J'ai récemment pu boire quelques vieux Oolongs qui furent conservés par des amateurs de thé. Ce sont des Oolongs de haute qualité de type Dong Ding classique, à oxydation un peu plus forte que les Oolongs de haute montagne et torréfiés en douceur à leur début. (Ce type de process est aussi appelé
Hong Shui Oolong.) Ci-contre, vous pouvez voir la couleur claire d'un tel vieux Oolong. Elle vire vers le brun clair, mais on est très loin du brun très foncé des vieux Oolongs commerciaux ci-dessus. Une autre raison pour cette clarté est le peu de feuilles que l'on prend: elles ont une telle vie, une telle pureté, que l'on a envie de les déguster légèrement pour mieux se concentrer sur chaque détail. C'est un peu comme un Stradivarius: on l'apprécie surtout lorsqu'il joue en solo.
Voilà aussi pourquoi il est important que la qualité du thé soit bonne dès le départ. La bonification par l'âge n'est pas une transformation miraculeuse. Elle demande un bon thé (rarement peu cher), un bon stockage (cela a un coût) et du temps (et le temps c'est encore de l'argent!) Il est pratiquement impossible de trouver de tels Oolongs dans le commerce pour une raison très simple: leur coût est trop élevé. D'un point de vue financier, ce coût se calculerait ainsi:
Prix au départ x (1+(coût du capital)+(coût du stockage)+(risque))^années
Exemple: 10 Euros x (1.1616)^20 = 200 Euros!

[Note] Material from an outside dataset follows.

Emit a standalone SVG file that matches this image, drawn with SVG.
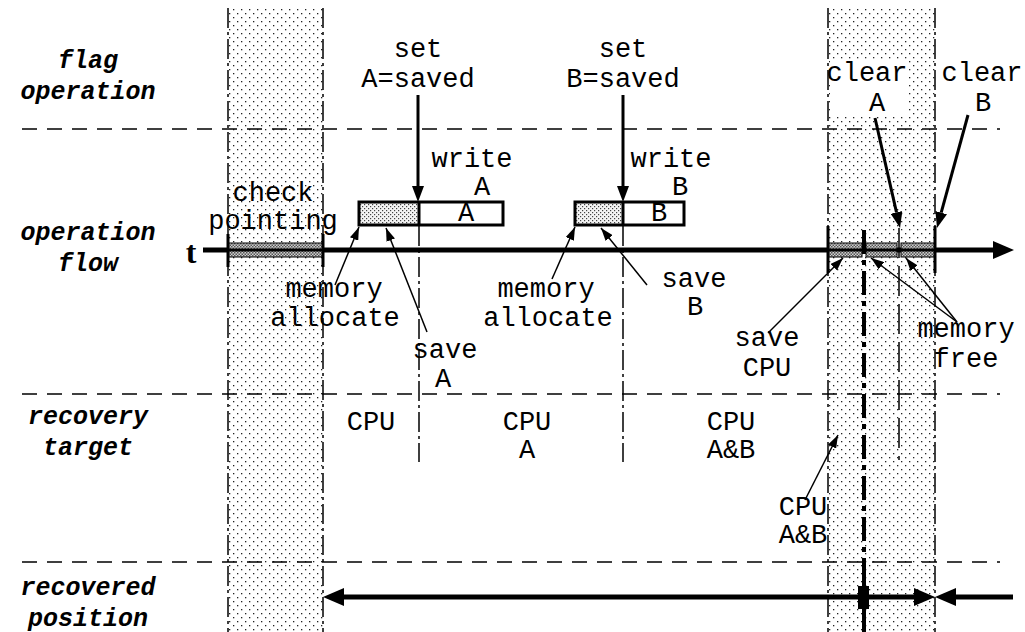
<svg xmlns="http://www.w3.org/2000/svg" width="1025" height="632" viewBox="0 0 1025 632">
<defs>
<pattern id="dots" width="8" height="8" patternUnits="userSpaceOnUse">
<rect width="8" height="8" fill="#fff"/>
<rect x="1" y="1" width="1.3" height="1.3" fill="#222"/>
<rect x="5" y="5" width="1.3" height="1.3" fill="#222"/>
</pattern>
<pattern id="stip" width="4" height="4" patternUnits="userSpaceOnUse">
<rect width="4" height="4" fill="#f4f4f4"/>
<rect x="0" y="0" width="1.2" height="1.2" fill="#444"/>
<rect x="2" y="2" width="1.2" height="1.2" fill="#444"/>
</pattern>
<pattern id="hatch" width="3" height="3" patternUnits="userSpaceOnUse">
<rect width="3" height="3" fill="#d0d0d0"/>
<rect x="0" y="0" width="1.5" height="1.5" fill="#555"/>
<rect x="1.5" y="1.5" width="1.5" height="1.5" fill="#555"/>
</pattern>
<marker id="ah" viewBox="0 0 13 9" refX="13" refY="4.5" markerWidth="13" markerHeight="9" markerUnits="userSpaceOnUse" orient="auto">
<path d="M0,0 L13,4.5 L0,9 z" fill="#000"/>
</marker>
<marker id="ahT" viewBox="0 0 16 12" refX="0" refY="6" markerWidth="16" markerHeight="12" markerUnits="userSpaceOnUse" orient="auto">
<path d="M0,0 L16,6 L0,12 z" fill="#000"/>
</marker>
<marker id="ahB" viewBox="0 0 21 18" refX="0" refY="9" markerWidth="21" markerHeight="18" markerUnits="userSpaceOnUse" orient="auto-start-reverse">
<path d="M0,0 L21,9 L0,18 z" fill="#000"/>
</marker>
</defs>
<style>
.mono{font-family:"Liberation Mono","Courier New",monospace;font-size:27px;fill:#000;text-anchor:middle}
.lab{font-family:"Liberation Mono","Courier New",monospace;font-size:25px;font-weight:bold;font-style:italic;fill:#000;text-anchor:middle}
.hd{stroke:#000;stroke-width:1.5;stroke-dasharray:15 10;fill:none}
.dd{stroke:#000;stroke-width:1.5;stroke-dasharray:20 4 3 4;fill:none}
.thin{stroke:#000;stroke-width:1.5;fill:none;marker-end:url(#ah)}
.thick{stroke:#000;stroke-width:3;fill:none;marker-end:url(#ahT)}
.tick{stroke:#000;stroke-width:3}
.bar{fill:url(#hatch);stroke:#000;stroke-width:1}
</style>
<rect width="1025" height="632" fill="#fff"/>

<g id="band-checkpoint">
<rect x="228" y="8" width="95" height="624" fill="url(#dots)"/>
<line class="dd" x1="228" y1="8" x2="228" y2="632"/>
<line class="dd" x1="323" y1="8" x2="323" y2="632"/>
</g>
<g id="band-clear">
<rect x="828" y="8" width="107" height="624" fill="url(#dots)"/>
<rect x="830" y="60" width="77" height="57" fill="#fff"/>
<line class="dd" x1="828" y1="8" x2="828" y2="632"/>
<line class="dd" x1="935" y1="8" x2="935" y2="632"/>
</g>

<g id="lanes">
<line class="hd" x1="22" y1="129" x2="1000" y2="129"/>
<line class="hd" x1="22" y1="394" x2="1000" y2="394"/>
<line class="hd" x1="22" y1="562" x2="1000" y2="562"/>
</g>

<g id="lane-labels">
<text class="lab" x="88" y="68">flag</text>
<text class="lab" x="88" y="99">operation</text>
<text class="lab" x="88" y="240">operation</text>
<text class="lab" x="88" y="271">flow</text>
<text class="lab" x="88" y="424">recovery</text>
<text class="lab" x="88" y="455">target</text>
<text class="lab" x="88" y="595">recovered</text>
<text class="lab" x="88" y="626">position</text>
</g>

<g id="timeline">
<text x="191" y="263" font-family="Liberation Serif,serif" font-size="32" font-weight="bold" text-anchor="middle">t</text>
<line x1="203" y1="250" x2="993" y2="250" stroke="#000" stroke-width="5" marker-end="url(#ahB)"/>
</g>

<g id="checkpoint">
<rect class="bar" x="228" y="243" width="95" height="14"/>
<line x1="228" y1="250" x2="323" y2="250" stroke="#000" stroke-width="3"/>
<line class="tick" x1="228" y1="234" x2="228" y2="267"/>
<line class="tick" x1="323" y1="234" x2="323" y2="267"/>
<text class="mono" x="273" y="201">check</text>
<text class="mono" x="273" y="229">pointing</text>
</g>

<g id="box-A">
<rect x="359" y="202" width="60" height="23" fill="url(#stip)"/>
<rect x="419" y="202" width="84" height="23" fill="#fff"/>
<rect x="359" y="202" width="144" height="23" fill="none" stroke="#000" stroke-width="3"/>
<line x1="419" y1="202" x2="419" y2="225" stroke="#000" stroke-width="3"/>
<text class="mono" x="466" y="221">A</text>
<line class="dd" x1="419" y1="226" x2="419" y2="462"/>
</g>
<g id="box-B">
<rect x="575" y="202" width="48" height="23" fill="url(#stip)"/>
<rect x="623" y="202" width="61" height="23" fill="#fff"/>
<rect x="575" y="202" width="109" height="23" fill="none" stroke="#000" stroke-width="3"/>
<line x1="623" y1="202" x2="623" y2="225" stroke="#000" stroke-width="3"/>
<text class="mono" x="659" y="221">B</text>
<line class="dd" x1="623" y1="226" x2="623" y2="462"/>
</g>

<g id="clear-region">
<rect class="bar" x="828" y="243" width="34" height="14"/>
<rect class="bar" x="866" y="243" width="31" height="14"/>
<rect class="bar" x="901" y="243" width="34" height="14"/>
<line x1="828" y1="250" x2="935" y2="250" stroke="#000" stroke-width="3"/>
<line class="tick" x1="828" y1="226" x2="828" y2="273"/>
<line class="tick" x1="935" y1="226" x2="935" y2="273"/>
<line x1="864" y1="230" x2="864" y2="562" stroke="#000" stroke-width="4" stroke-dasharray="24 6 5 6"/>
<line x1="864" y1="562" x2="864" y2="632" stroke="#000" stroke-width="4"/>
<rect x="858" y="586" width="11" height="23" fill="#000"/>
<line x1="899" y1="228" x2="899" y2="460" stroke="#000" stroke-width="1.5" stroke-dasharray="30 8"/>
</g>

<g id="texts">
<text class="mono" x="418" y="57">set</text>
<text class="mono" x="418" y="87">A=saved</text>
<text class="mono" x="472" y="167">write</text>
<text class="mono" x="482" y="195">A</text>
<text class="mono" x="623" y="57">set</text>
<text class="mono" x="623" y="87">B=saved</text>
<text class="mono" x="671" y="167">write</text>
<text class="mono" x="680" y="195">B</text>
<text class="mono" x="867" y="81">clear</text>
<text class="mono" x="877" y="111">A</text>
<text class="mono" x="982" y="81">clear</text>
<text class="mono" x="983" y="111">B</text>
<text class="mono" x="334" y="297">memory</text>
<text class="mono" x="335" y="326">allocate</text>
<text class="mono" x="445" y="358">save</text>
<text class="mono" x="443" y="387">A</text>
<text class="mono" x="546" y="297">memory</text>
<text class="mono" x="548" y="326">allocate</text>
<text class="mono" x="694" y="287">save</text>
<text class="mono" x="695" y="315">B</text>
<text class="mono" x="767" y="346">save</text>
<text class="mono" x="767" y="376">CPU</text>
<text class="mono" x="966" y="337">memory</text>
<text class="mono" x="966" y="367">free</text>
<text class="mono" x="371" y="430">CPU</text>
<text class="mono" x="527" y="430">CPU</text>
<text class="mono" x="527" y="458">A</text>
<text class="mono" x="731" y="430">CPU</text>
<text class="mono" x="731" y="458">A&amp;B</text>
<text class="mono" x="803" y="515">CPU</text>
<text class="mono" x="803" y="543">A&amp;B</text>
</g>

<g id="connectors">
<line class="thick" x1="418" y1="95" x2="418" y2="186"/>
<line class="thick" x1="623" y1="95" x2="623" y2="186"/>
<line class="thick" x1="875" y1="118" x2="896.5" y2="212.4"/>
<line class="thick" x1="968" y1="115" x2="941.2" y2="212.6"/>
<line class="thin" x1="335" y1="285" x2="359" y2="227"/>
<line class="thin" x1="427" y1="332" x2="386" y2="228"/>
<line class="thin" x1="552" y1="279" x2="575" y2="227"/>
<line class="thin" x1="647" y1="285" x2="601" y2="228"/>
<line class="thin" x1="768" y1="333" x2="843" y2="258"/>
<line class="thin" x1="957" y1="322" x2="871" y2="258"/>
<line class="thin" x1="957" y1="322" x2="906" y2="258"/>
<line class="thin" x1="805" y1="500" x2="838" y2="435"/>
<line x1="344" y1="597" x2="914" y2="597" stroke="#000" stroke-width="5" marker-start="url(#ahB)" marker-end="url(#ahB)"/>
<line x1="1013" y1="597" x2="956" y2="597" stroke="#000" stroke-width="5" marker-end="url(#ahB)"/>
</g>
</svg>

Le thé devient 20 fois plus cher en 20 ans! (Si l'on utilise 20%, on obtient 38 fois plus en 20 ans car la progression est exponentielle!)
Or, plus un produit est cher, moins la demande est grande. Le risque pour un marchand n'est pas simplement de rater le stockage, mais de ne pas trouver d'acheteurs. Or, ce risque n'existe pas si on compte boire ce thé soi-même! Si un marchand dépense des dizaines de milliers d'Euros pour acheter un thé pour le bonifier, il est obligé de traiter cela comme un investissement qui immobilise son capital. Mais pour un particulier, un achat de moins de 100 Euros est plutôt une dépense. Même si on ne le boit pas immédiatement, il y a toujours le plaisir de savoir qu'on possède un thé qui va s'améliorer et qu'on ne trouvera nul part ailleurs.